> [To be done]: Starting from the top of the material, restate each line exactly until the line that contains "2180, 2220, 2250];", which is also copied. Pictures are excluded.
— begin Information provided —
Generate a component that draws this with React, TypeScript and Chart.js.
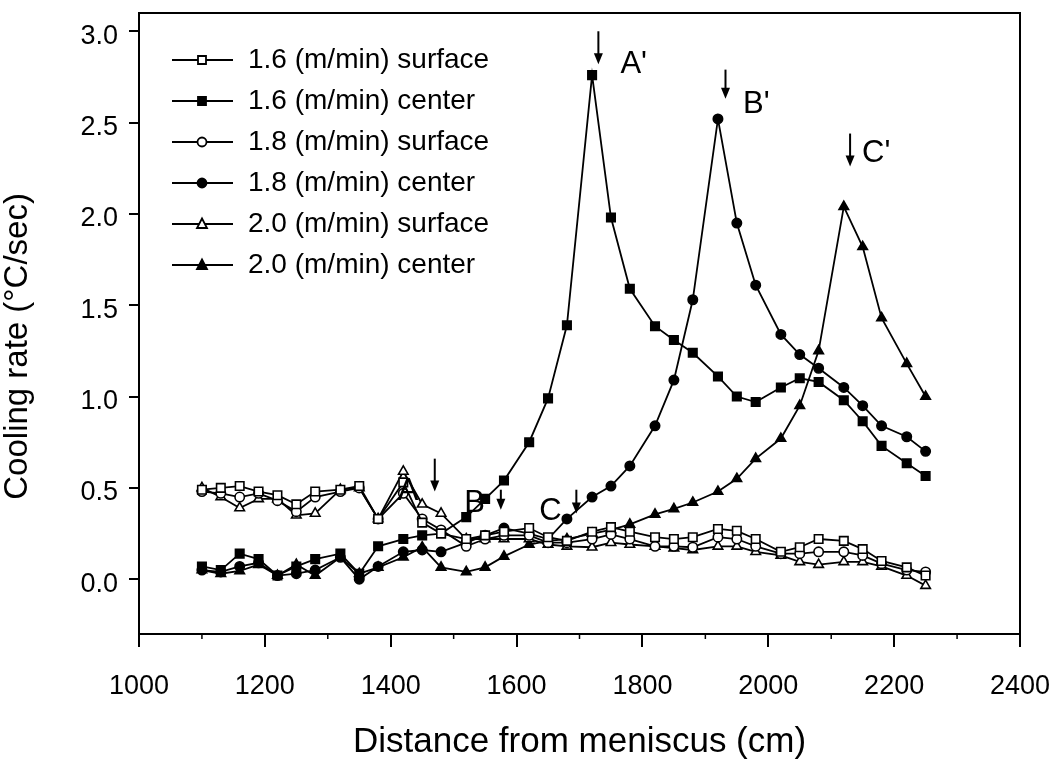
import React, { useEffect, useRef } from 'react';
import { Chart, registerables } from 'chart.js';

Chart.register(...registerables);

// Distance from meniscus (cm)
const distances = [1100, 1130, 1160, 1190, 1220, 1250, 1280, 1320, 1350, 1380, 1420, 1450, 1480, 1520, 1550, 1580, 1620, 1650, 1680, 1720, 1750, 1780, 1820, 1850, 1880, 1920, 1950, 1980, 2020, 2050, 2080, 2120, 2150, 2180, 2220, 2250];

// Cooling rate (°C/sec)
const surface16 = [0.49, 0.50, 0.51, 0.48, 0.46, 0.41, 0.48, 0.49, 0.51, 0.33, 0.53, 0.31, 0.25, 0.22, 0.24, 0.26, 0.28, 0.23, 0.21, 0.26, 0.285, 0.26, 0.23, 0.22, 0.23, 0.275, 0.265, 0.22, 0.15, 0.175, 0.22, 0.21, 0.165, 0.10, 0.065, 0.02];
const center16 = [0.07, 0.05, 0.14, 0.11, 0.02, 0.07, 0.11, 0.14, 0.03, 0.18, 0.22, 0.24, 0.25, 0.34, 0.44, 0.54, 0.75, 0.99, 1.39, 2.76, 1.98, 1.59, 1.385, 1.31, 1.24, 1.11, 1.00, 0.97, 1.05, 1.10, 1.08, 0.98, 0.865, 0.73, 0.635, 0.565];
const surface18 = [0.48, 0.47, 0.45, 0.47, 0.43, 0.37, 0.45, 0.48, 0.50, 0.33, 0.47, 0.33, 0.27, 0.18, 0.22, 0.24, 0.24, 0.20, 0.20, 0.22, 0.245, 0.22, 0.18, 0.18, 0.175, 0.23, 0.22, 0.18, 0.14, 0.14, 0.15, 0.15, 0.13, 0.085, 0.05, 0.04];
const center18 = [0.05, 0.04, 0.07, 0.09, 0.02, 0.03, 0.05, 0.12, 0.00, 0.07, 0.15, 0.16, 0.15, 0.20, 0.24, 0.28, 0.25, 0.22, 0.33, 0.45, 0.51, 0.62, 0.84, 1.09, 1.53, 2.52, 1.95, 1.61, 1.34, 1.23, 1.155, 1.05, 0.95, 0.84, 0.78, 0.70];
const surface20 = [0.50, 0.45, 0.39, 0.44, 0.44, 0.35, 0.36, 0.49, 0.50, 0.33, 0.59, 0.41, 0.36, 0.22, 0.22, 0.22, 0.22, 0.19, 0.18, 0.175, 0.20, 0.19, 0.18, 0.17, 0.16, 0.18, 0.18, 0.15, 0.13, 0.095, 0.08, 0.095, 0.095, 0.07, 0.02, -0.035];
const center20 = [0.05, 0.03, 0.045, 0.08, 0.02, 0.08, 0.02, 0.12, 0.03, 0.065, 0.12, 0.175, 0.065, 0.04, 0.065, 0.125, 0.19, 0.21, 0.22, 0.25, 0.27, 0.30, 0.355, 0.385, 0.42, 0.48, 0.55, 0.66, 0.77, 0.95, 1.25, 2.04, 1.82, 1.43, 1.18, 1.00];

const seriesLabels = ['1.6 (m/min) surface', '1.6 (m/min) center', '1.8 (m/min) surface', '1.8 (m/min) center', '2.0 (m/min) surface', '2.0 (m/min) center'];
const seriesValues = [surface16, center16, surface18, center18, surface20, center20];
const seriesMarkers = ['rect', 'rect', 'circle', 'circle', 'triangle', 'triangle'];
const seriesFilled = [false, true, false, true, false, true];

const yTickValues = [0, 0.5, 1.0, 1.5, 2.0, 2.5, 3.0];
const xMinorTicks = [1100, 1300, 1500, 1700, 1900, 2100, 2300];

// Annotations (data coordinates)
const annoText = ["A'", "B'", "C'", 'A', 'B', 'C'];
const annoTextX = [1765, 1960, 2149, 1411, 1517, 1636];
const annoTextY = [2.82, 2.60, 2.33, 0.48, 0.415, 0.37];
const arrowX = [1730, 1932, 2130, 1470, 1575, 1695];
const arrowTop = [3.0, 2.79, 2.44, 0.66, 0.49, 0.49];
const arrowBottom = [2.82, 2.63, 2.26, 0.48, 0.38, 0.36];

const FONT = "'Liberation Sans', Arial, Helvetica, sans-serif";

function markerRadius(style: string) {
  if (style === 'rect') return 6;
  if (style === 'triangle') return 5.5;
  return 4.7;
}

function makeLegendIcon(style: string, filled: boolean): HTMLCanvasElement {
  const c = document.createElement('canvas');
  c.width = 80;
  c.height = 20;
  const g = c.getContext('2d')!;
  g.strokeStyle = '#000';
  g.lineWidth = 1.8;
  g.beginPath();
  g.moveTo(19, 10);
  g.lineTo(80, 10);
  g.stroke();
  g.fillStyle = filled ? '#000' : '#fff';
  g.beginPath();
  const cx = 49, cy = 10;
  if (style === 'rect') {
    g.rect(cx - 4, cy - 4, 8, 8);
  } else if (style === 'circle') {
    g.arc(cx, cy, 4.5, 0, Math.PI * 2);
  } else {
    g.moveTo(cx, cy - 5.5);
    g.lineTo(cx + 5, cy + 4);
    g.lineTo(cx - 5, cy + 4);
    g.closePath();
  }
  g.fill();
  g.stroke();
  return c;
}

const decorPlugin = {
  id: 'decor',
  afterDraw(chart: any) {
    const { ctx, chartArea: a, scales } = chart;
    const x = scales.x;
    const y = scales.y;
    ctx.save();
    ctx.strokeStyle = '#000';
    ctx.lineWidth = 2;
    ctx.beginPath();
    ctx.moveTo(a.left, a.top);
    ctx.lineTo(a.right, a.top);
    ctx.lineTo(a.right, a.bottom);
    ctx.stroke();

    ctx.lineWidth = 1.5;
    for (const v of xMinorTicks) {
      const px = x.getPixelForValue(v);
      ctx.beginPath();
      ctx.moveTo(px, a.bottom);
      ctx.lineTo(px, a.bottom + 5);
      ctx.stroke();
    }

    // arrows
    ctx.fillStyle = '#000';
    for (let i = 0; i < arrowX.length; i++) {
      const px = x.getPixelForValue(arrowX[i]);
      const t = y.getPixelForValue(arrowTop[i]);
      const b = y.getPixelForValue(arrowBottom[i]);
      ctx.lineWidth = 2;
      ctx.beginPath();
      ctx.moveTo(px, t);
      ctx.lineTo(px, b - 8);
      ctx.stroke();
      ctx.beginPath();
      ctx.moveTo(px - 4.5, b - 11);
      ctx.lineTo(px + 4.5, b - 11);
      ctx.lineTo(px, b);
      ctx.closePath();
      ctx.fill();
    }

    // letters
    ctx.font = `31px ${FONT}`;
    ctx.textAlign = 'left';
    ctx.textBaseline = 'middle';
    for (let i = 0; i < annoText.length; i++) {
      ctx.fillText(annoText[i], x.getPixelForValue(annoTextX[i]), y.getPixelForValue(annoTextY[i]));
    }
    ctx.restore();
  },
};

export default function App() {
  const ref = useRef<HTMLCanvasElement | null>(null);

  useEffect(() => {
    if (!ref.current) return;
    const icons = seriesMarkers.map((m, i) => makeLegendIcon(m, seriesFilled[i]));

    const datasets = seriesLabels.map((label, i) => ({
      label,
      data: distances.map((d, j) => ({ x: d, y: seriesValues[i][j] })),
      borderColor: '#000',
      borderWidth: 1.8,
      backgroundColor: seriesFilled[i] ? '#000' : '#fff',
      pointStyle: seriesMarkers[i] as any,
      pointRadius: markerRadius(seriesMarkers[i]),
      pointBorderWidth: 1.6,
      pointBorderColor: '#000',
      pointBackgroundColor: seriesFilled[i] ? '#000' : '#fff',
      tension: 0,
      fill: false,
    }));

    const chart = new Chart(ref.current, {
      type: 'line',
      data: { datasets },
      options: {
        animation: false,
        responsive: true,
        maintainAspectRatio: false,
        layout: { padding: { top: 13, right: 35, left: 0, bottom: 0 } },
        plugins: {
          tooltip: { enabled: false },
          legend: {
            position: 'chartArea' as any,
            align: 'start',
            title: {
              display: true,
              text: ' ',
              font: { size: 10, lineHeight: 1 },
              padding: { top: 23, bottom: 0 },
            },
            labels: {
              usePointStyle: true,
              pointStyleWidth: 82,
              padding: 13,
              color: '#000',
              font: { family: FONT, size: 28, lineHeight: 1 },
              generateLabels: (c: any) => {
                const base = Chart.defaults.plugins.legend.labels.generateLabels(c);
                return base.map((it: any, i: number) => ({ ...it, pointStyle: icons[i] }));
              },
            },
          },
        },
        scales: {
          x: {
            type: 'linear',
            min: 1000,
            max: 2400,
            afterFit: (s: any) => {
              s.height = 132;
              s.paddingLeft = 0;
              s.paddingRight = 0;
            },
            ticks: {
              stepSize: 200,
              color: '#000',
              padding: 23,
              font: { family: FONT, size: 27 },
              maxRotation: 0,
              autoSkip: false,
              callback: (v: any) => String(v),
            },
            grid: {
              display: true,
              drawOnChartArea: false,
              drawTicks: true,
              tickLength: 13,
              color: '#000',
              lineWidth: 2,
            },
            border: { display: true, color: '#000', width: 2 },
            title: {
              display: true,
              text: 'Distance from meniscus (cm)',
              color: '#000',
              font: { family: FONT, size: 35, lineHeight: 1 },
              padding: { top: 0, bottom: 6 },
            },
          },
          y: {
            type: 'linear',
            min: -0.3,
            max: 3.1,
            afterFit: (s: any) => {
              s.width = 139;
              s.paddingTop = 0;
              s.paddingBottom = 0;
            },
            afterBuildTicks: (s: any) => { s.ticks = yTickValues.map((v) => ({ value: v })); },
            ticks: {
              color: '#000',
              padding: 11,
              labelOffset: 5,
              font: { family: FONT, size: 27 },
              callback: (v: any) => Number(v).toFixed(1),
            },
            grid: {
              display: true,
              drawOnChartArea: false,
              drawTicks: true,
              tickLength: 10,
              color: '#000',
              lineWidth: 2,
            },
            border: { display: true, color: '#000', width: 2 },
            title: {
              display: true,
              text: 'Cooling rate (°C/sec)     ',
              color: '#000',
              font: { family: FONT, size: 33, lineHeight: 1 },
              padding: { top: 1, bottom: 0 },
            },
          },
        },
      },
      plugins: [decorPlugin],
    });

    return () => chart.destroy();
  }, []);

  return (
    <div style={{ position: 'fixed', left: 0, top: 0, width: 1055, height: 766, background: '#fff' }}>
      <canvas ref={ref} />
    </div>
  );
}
— end Information provided —
> [Task output]:
Generate a component that draws this with React, TypeScript and Chart.js.
import React, { useEffect, useRef } from 'react';
import { Chart, registerables } from 'chart.js';

Chart.register(...registerables);

// Distance from meniscus (cm)
const distances = [1100, 1130, 1160, 1190, 1220, 1250, 1280, 1320, 1350, 1380, 1420, 1450, 1480, 1520, 1550, 1580, 1620, 1650, 1680, 1720, 1750, 1780, 1820, 1850, 1880, 1920, 1950, 1980, 2020, 2050, 2080, 2120, 2150, 2180, 2220, 2250];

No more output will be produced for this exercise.